The point is this........... everyone is fearful of the IRS.  Everyone believes that they act honestly when reporting their transactions.  When the agents question their "integrity", or even such as in your chicken example the farmer took the inquiry as a slant on his character, taxpayers take the comments as insults, and react accordingly.

The so-called professional can stand aside, try and remain calm, and "coolly" think of a retort that enhances the taxpayer's position---- according to the law.  The advisor has more experience in that kind of conflict, more technical knowledge so should know better how deep the water is, and the insult is not (or should not be) taken as personal, since the adviser did not do the transaction, and therefore should have no emotional attachments with the outcome.

All of that said........... that is why I preach that the research and defense of a transaction should occur at least by the time of preparation of the tax return, so that there are minimum surprises even if audited.

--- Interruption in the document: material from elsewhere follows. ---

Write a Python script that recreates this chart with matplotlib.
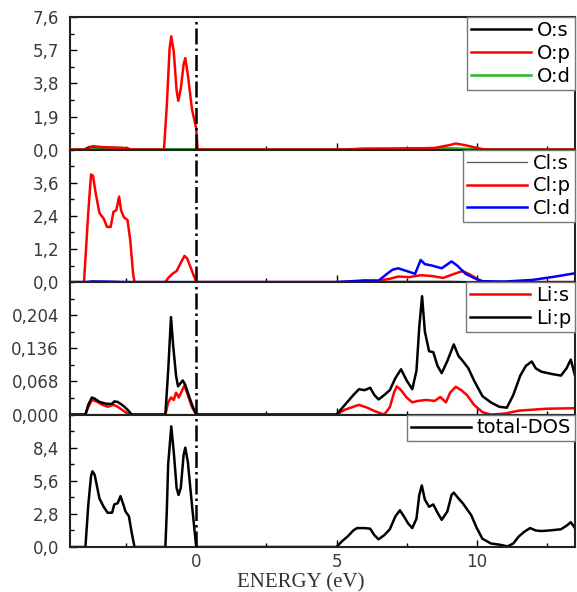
import matplotlib
matplotlib.use("Agg")
import matplotlib.pyplot as plt
from matplotlib.ticker import AutoMinorLocator, MultipleLocator

# ---- data (energy in eV) ----
o_s_e = [-4.5, -4.0, -3.8, -3.5, -3.0, -2.5, -2.3, 5.0, 6.0, 7.0, 8.0, 9.0, 10.0, 11.0, 13.5]
o_s = [0, 0, 0.15, 0.12, 0.1, 0.08, 0, 0, 0.05, 0.05, 0.08, 0.05, 0.02, 0, 0]

o_p_e = [-4.5, -3.9, -3.7, -3.4, -3.0, -2.6, -2.3, -1.15, -1.05, -0.95, -0.89, -0.8,
         -0.7, -0.64, -0.55, -0.45, -0.39, -0.3, -0.15, 0.0, 0.05,
         5.0, 6.5, 7.5, 8.5, 9.0, 9.25, 9.6, 10.0, 10.3, 13.5]
o_p = [0, 0, 0.2, 0.15, 0.12, 0.1, 0, 0, 2.5, 5.8, 6.5, 5.6,
       3.4, 2.8, 3.5, 4.9, 5.25, 4.3, 2.3, 1.2, 0,
       0, 0.03, 0.05, 0.1, 0.25, 0.35, 0.25, 0.1, 0, 0]

o_d_e = [-4.5, 5.0, 6.0, 7.0, 8.0, 9.0, 10.0, 11.0, 13.5]
o_d = [0, 0, 0.03, 0.04, 0.05, 0.04, 0.02, 0, 0]

cl_s_e = [-4.5, -4.0, -3.7, -3.0, -2.3, 5.0, 7.0, 9.0, 10.5, 13.5]
cl_s = [0, 0, 0.04, 0.03, 0, 0, 0.03, 0.03, 0, 0]

cl_p_e = [-4.5, -4.0, -3.85, -3.75, -3.68, -3.58, -3.45, -3.3, -3.18, -3.05, -2.95,
          -2.85, -2.75, -2.68, -2.58, -2.45, -2.35, -2.25, -2.2,
          -1.1, -1.0, -0.85, -0.7, -0.55, -0.42, -0.32, -0.15, 0.0,
          5.0, 5.5, 6.0, 6.5, 6.9, 7.2, 7.6, 8.0, 8.4, 8.8, 9.2, 9.5, 9.8, 10.1, 10.5, 13.5]
cl_p = [0, 0, 2.5, 3.9, 3.85, 3.2, 2.5, 2.3, 2.0, 2.0, 2.55,
        2.6, 3.1, 2.6, 2.35, 2.25, 1.5, 0.3, 0,
        0, 0.15, 0.3, 0.4, 0.7, 0.95, 0.85, 0.4, 0,
        0, 0.02, 0.04, 0.05, 0.12, 0.2, 0.18, 0.25, 0.22, 0.15, 0.3, 0.4, 0.25, 0.05, 0, 0]

cl_d_e = [-4.5, -4.0, -3.7, -2.3, 5.0, 5.5, 6.0, 6.5, 6.8, 7.0, 7.2, 7.5, 7.8, 8.0,
          8.15, 8.4, 8.75, 9.1, 9.3, 9.6, 9.9, 10.2, 11.0, 12.0, 12.8, 13.5]
cl_d = [0, 0, 0.02, 0, 0, 0.03, 0.06, 0.05, 0.3, 0.45, 0.5, 0.4, 0.3, 0.8,
        0.65, 0.6, 0.5, 0.75, 0.6, 0.3, 0.15, 0.03, 0.02, 0.08, 0.2, 0.32]

li_s_e = [-4.5, -3.95, -3.85, -3.72, -3.55, -3.35, -3.15, -2.95, -2.8, -2.6, -2.4,
          -1.1, -1.0, -0.9, -0.8, -0.72, -0.62, -0.5, -0.42, -0.3, -0.15, 0.0,
          5.0, 5.3, 5.8, 6.1, 6.4, 6.7, 6.9, 7.05, 7.15, 7.3, 7.5, 7.7, 7.9, 8.2, 8.5,
          8.7, 8.9, 9.05, 9.25, 9.45, 9.65, 9.9, 10.2, 10.5, 11.0, 11.5, 12.0, 12.5, 13.5]
li_s = [0, 0, 0.015, 0.03, 0.027, 0.02, 0.016, 0.02, 0.016, 0.008, 0,
        0, 0.025, 0.035, 0.03, 0.045, 0.035, 0.05, 0.06, 0.04, 0.015, 0,
        0, 0.01, 0.02, 0.014, 0.006, 0, 0.015, 0.045, 0.058, 0.05, 0.035, 0.025, 0.028, 0.03, 0.028,
        0.036, 0.025, 0.045, 0.057, 0.05, 0.04, 0.02, 0.005, 0, 0.002, 0.008, 0.01, 0.012, 0.013]

li_p_e = [-4.5, -3.95, -3.85, -3.72, -3.6, -3.45, -3.2, -3.0, -2.92, -2.8, -2.6, -2.45, -2.3,
          -1.1, -1.0, -0.9, -0.82, -0.72, -0.65, -0.55, -0.48, -0.4, -0.3, -0.15, 0.0,
          5.0, 5.3, 5.6, 5.8, 6.0, 6.2, 6.35, 6.5, 6.7, 6.9, 7.1, 7.3, 7.5, 7.7, 7.85, 7.95,
          8.05, 8.15, 8.3, 8.45, 8.6, 8.75, 8.95, 9.18, 9.35, 9.5, 9.7, 9.9, 10.2, 10.5, 10.8,
          11.07, 11.3, 11.55, 11.75, 11.96, 12.1, 12.3, 12.7, 13.0, 13.2, 13.35, 13.5]
li_p = [0, 0, 0.02, 0.035, 0.032, 0.026, 0.022, 0.022, 0.027, 0.026, 0.018, 0.01, 0,
        0, 0.09, 0.2, 0.14, 0.08, 0.058, 0.065, 0.07, 0.062, 0.045, 0.02, 0,
        0, 0.02, 0.04, 0.052, 0.05, 0.055, 0.04, 0.031, 0.04, 0.05, 0.075, 0.093, 0.07, 0.052, 0.09, 0.18,
        0.243, 0.17, 0.13, 0.128, 0.1, 0.085, 0.11, 0.144, 0.12, 0.11, 0.095, 0.07, 0.038, 0.025, 0.016,
        0.014, 0.04, 0.08, 0.1, 0.109, 0.095, 0.088, 0.083, 0.08, 0.095, 0.113, 0.08]

tot_e = [-4.5, -3.95, -3.85, -3.75, -3.7, -3.62, -3.45, -3.3, -3.16, -3.0, -2.92, -2.8, -2.7,
         -2.6, -2.52, -2.4, -2.3, -2.2,
         -1.1, -1.05, -1.0, -0.89, -0.8, -0.7, -0.63, -0.55, -0.45, -0.39, -0.3, -0.15, 0.0,
         5.0, 5.2, 5.4, 5.6, 5.73, 6.0, 6.2, 6.35, 6.5, 6.7, 6.9, 7.1, 7.26, 7.4, 7.55, 7.7,
         7.85, 7.95, 8.04, 8.15, 8.3, 8.45, 8.6, 8.75, 8.95, 9.1, 9.18, 9.35, 9.5, 9.65, 9.8,
         10.0, 10.2, 10.5, 10.8, 11.1, 11.3, 11.5, 11.7, 11.9, 12.1, 12.3, 12.6, 13.0, 13.2,
         13.35, 13.5]
tot = [0, 0, 3.5, 6.0, 6.4, 6.1, 4.1, 3.4, 2.9, 2.9, 3.6, 3.7, 4.3,
       3.6, 3.0, 2.6, 1.2, 0,
       0, 3.0, 7.0, 10.2, 8.0, 5.0, 4.4, 5.0, 7.8, 8.4, 7.2, 3.5, 0,
       0, 0.5, 0.9, 1.4, 1.6, 1.6, 1.55, 1.0, 0.65, 1.0, 1.5, 2.6, 3.1, 2.6, 2.0, 1.6,
       2.4, 4.4, 5.2, 4.0, 3.4, 3.6, 2.9, 2.3, 3.0, 4.4, 4.6, 4.1, 3.7, 3.2, 2.7,
       1.6, 0.7, 0.3, 0.2, 0.05, 0.3, 0.9, 1.3, 1.6, 1.4, 1.35, 1.4, 1.5, 1.8,
       2.1, 1.6]

# y tick values / labels per panel (top to bottom)
o_ticks = [0, 1.9, 3.8, 5.7, 7.6]
o_labels = ["0,0", "1,9", "3,8", "5,7", "7,6"]
cl_ticks = [0, 1.2, 2.4, 3.6]
cl_labels = ["0,0", "1,2", "2,4", "3,6"]
li_ticks = [0, 0.068, 0.136, 0.204]
li_labels = ["0,000", "0,068", "0,136", "0,204"]
tot_ticks = [0, 2.8, 5.6, 8.4]
tot_labels = ["0,0", "2,8", "5,6", "8,4"]
x_ticks = [0, 5, 10]
x_labels = ["0", "5", "10"]


def main():
    fig, axes = plt.subplots(4, 1, sharex=True, figsize=(5.77, 5.92), dpi=100)
    fig.subplots_adjust(left=0.1213, right=0.9965, bottom=0.076, top=0.971, hspace=0)

    ax1, ax2, ax3, ax4 = axes
    lw = 1.8
    ax1.plot(o_s_e, o_s, color="black", lw=lw, label="O:s")
    ax1.plot(o_d_e, o_d, color="#22bb22", lw=lw, label="O:d", zorder=2)
    ax1.plot(o_p_e, o_p, color="red", lw=lw, label="O:p", zorder=3)
    ax1.set_ylim(0, 7.6)

    ax2.plot(cl_s_e, cl_s, color="#555555", lw=0.9, label="Cl:s")
    ax2.plot(cl_p_e, cl_p, color="red", lw=lw, label="Cl:p")
    ax2.plot(cl_d_e, cl_d, color="blue", lw=lw, label="Cl:d")
    ax2.set_ylim(0, 4.8)

    ax3.plot(li_s_e, li_s, color="red", lw=lw, label="Li:s")
    ax3.plot(li_p_e, li_p, color="black", lw=lw, label="Li:p")
    ax3.set_ylim(0, 0.272)

    ax4.plot(tot_e, tot, color="black", lw=lw, label="total-DOS")
    ax4.set_ylim(0, 11.2)

    ticks = [(o_ticks, o_labels), (cl_ticks, cl_labels), (li_ticks, li_labels), (tot_ticks, tot_labels)]
    for ax, (tv, tl) in zip(axes, ticks):
        ax.axvline(0, color="black", ls="-.", lw=1.8, zorder=4)
        ax.set_yticks(tv)
        ax.set_yticklabels(tl, fontfamily="DejaVu Sans", fontsize=12, color="#3a3a3a")
        ax.yaxis.set_minor_locator(AutoMinorLocator(2))
        ax.xaxis.set_minor_locator(MultipleLocator(2.5))
        ax.tick_params(which="both", direction="in", top=False, right=False)
        ax.tick_params(axis="y", which="major", length=5, width=1, pad=8)
        ax.tick_params(axis="x", which="major", length=5, width=1, pad=4)
        ax.tick_params(which="minor", length=3, width=1)
        for s in ax.spines.values():
            s.set_linewidth(1.5)
            s.set_color("#222222")
        # order of legend entries as shown
        handles, labels = ax.get_legend_handles_labels()
        if ax is ax1:
            order = ["O:s", "O:p", "O:d"]
            handles = [handles[labels.index(k)] for k in order]
            labels = order
        ax.legend(handles, labels, loc="upper right", borderaxespad=0, fancybox=False,
                  edgecolor="#777777", framealpha=1, handlelength=3.1, labelspacing=0.2,
                  borderpad=0.2, handletextpad=0.3,
                  prop={"family": "DejaVu Sans", "size": 14})

    ax4.set_xlim(-4.5, 13.5)
    ax4.set_xticks(x_ticks)
    ax4.set_xticklabels(x_labels, fontfamily="DejaVu Sans", fontsize=12, color="#3a3a3a")
    fig.text(0.522, 0.015, "ENERGY (eV)", ha="center", va="center",
             fontfamily="Liberation Serif", fontsize=15, color="#333333")

    fig.savefig("out.png", dpi=100)


if __name__ == "__main__":
    main()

To the extent practical..........if we encounter a questionable situation, either one that is illogical, or one like the chicken deal where I might spot that there is no income from chicken sales........we either will put in the tax return itself comments to explain the situation and why it is not a problem, or put notes in our files about that potential problem situation, so that we don't have to rebuild the wheel two years later when memories are vague.

I would bet most real live "tax advisers" do the same.......as compared to part time preparers.

An observation-------- in your chicken deal-------- since most of our farmers are incorporated--------- the answer would have been that the consumption of the chickens would have been by the employees who are required to live on premises, and therefore would have been protected by section 119----- food and lodgings provision!!